Here in the States, we have undoubtedly seen this played out many times in recent history. The vote-counting fiasco that resulted in the Supreme Court selecting George Bush for president back in 2000 was certainly Kabuki. The run-up to the war in Iraq was Kabuki of the highest order. The government’s response to the Great Recession: Kabuki. The debate over the Keystone XL pipeline – indeed, energy policy in general – Kabuki. And, most recently, the Syrian debate in Congress. Kabuki.
The problem with Kabuki on the political stage, of course, is that when exposed as such, it results in a certain loss of faith in the processes and procedures by which a government is run. Particularly with regards to the two-party system of organized tribalism that passes for representative democracy in the United States, the people must have a certain level of faith in the righteousness of their team in order to provide validity to the system of control imposed from above. For when that faith is broken, and the people begin to actively question the means by which their elected representatives are selected for them by their aristocracy-in-all-but-name, they will experience firsthand just how loose that contract called the American Constitution really is.
Indeed, the concept that most scares our ruling class is that, when allowed to work unimpeded, the means by which our democracy works is actually quite efficient at selecting representatives that are at least somewhat aligned with the will of the people. For it is not the system, per se, that is broken, but the undue influence of organized money and centralized power that one might call “machine” politics. How else to explain the continued existence of a governing body for which the people hold a lower opinion than cockroaches, traffic jams, used car salesmen, brussel sprouts, colonoscopies, and even lice. Clearly, a representative democracy in which the lower house has only a 9% approval rating, and where the upper house is almost exclusively white, male, and wealthy is representative to only a very small slice of the voting public.

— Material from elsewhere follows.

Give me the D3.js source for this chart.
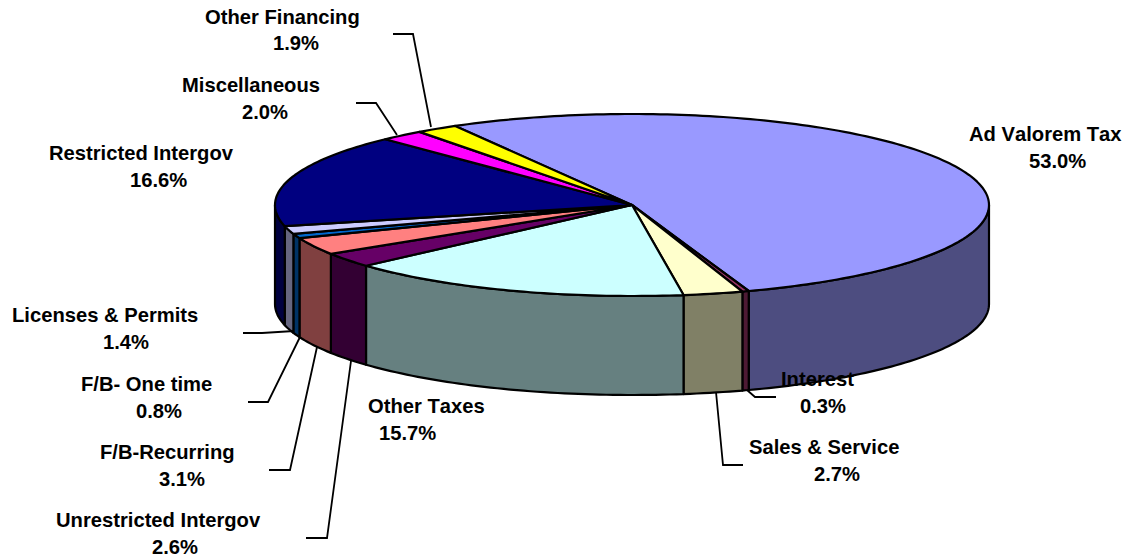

How much longer this can endure is anyone’s guess. The United States government has suffered through more than one crisis of confidence in its relatively long democratic history, each of which were ultimately resolved through the ability of the people, when pressed, to exercise their right to somewhat bloodlessly change their rulers. But, in no time since the birth of this country have the cards been so stacked against the smooth flow of the democratic process. The ultimate Kabuki theater may be the one in which the American people rudely awake to discover just how much power they have conceded while they were sleeping.